A HOUSING development featuring a mix of affordable and market housing on a site approved for housing has been given the go-ahead in Long Preston, despite resistance from the community’s leaders.
While such developments are wanted by many communities in the national park, a meeting of the Yorkshire Dales National Park Authority’s planning committee heard Long Preston Parish Council had objected to the scheme on several grounds.
Building a greater number of new homes in the national park is among the key objectives of the protected area’s management plan, with the authority pledging to work with councils, landowners, developers and local communities to try to help make this happen.
The plan states the park needs more housing to sustain its population, which is going into decline, to support the economy, the communities and the facilities they rely on, such as schools.

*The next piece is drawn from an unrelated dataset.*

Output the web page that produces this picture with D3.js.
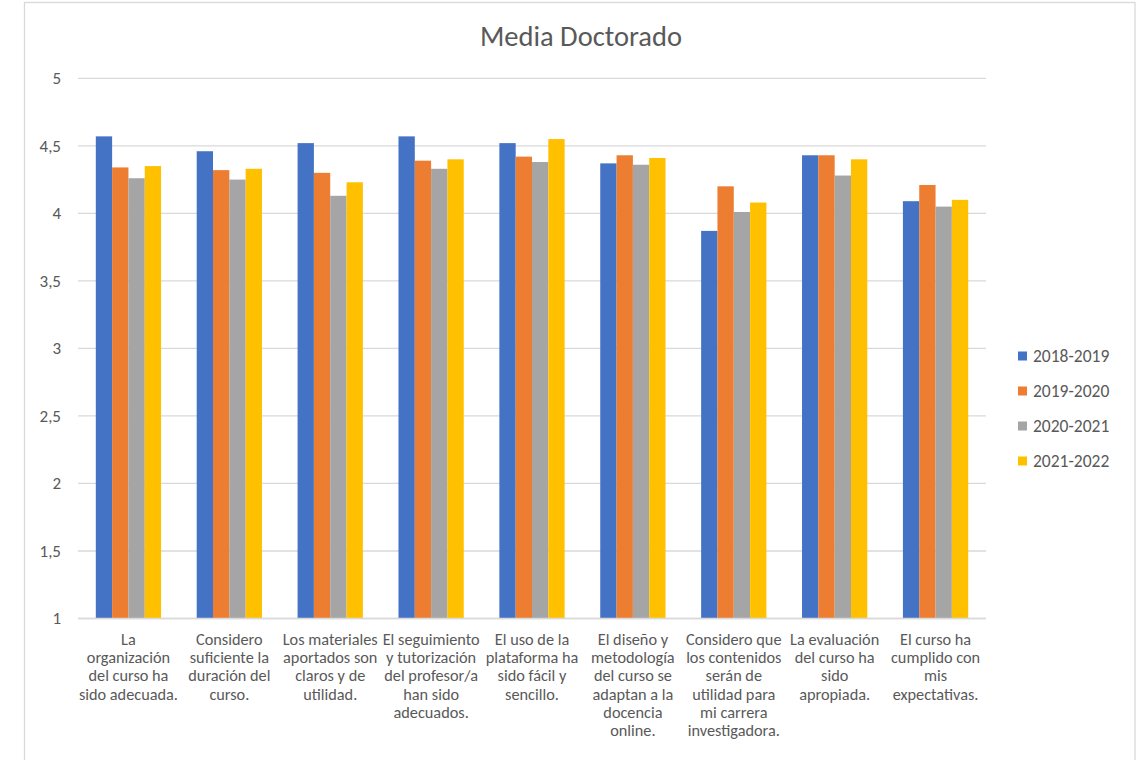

Despite this, relatively few housing developments are brought forward by developers, partly due to the added difficulties of building in a national park.
The meeting heard although the site, in the conservation area of Long Preston, near Settle, was being used as a public open space, it had been allocated in the national park’s Local Plan development blueprint as suitable for building up to nine homes.
Authority members were told the proposed ten-home development would include terraces of houses facing the A65 and feature two single bed apartments for affordable rent to be transferred to a Housing Association and First Homes, a kind of discounted market sale housing defined in national guidelines as “affordable housing”.
The proposed development also features a home with a principal residency restriction, to prevent it becoming a second or holiday home.
The meeting was told the rest of the properties would be offered on the open market, including two detached four-bedroom homes.
Members were told the parish council had requested a payment or agreement from the developer to replace the lost open space with additional space, despite the site not being identified as an Important Open Space through the Local Plan process.
The meeting was told the parish council’s objections also related to “the lack of parking spaces” and how the development, which would include 20 parking spaces, may add to parking pressures placed in the surrounding area.
Officers told the meeting they had concluded the proposed access road had adequate visibility, and the number of proposed car parking spaces means that the development would not impact on road safety.
They said the proposed development would meet the aims of the Local Plan’s policy on settlements.
Ahead of members approving the scheme, member David Ireton, the chairman of North Yorkshire Council, said: “This application seems to tick all the boxes that we would expect on an allocation site.”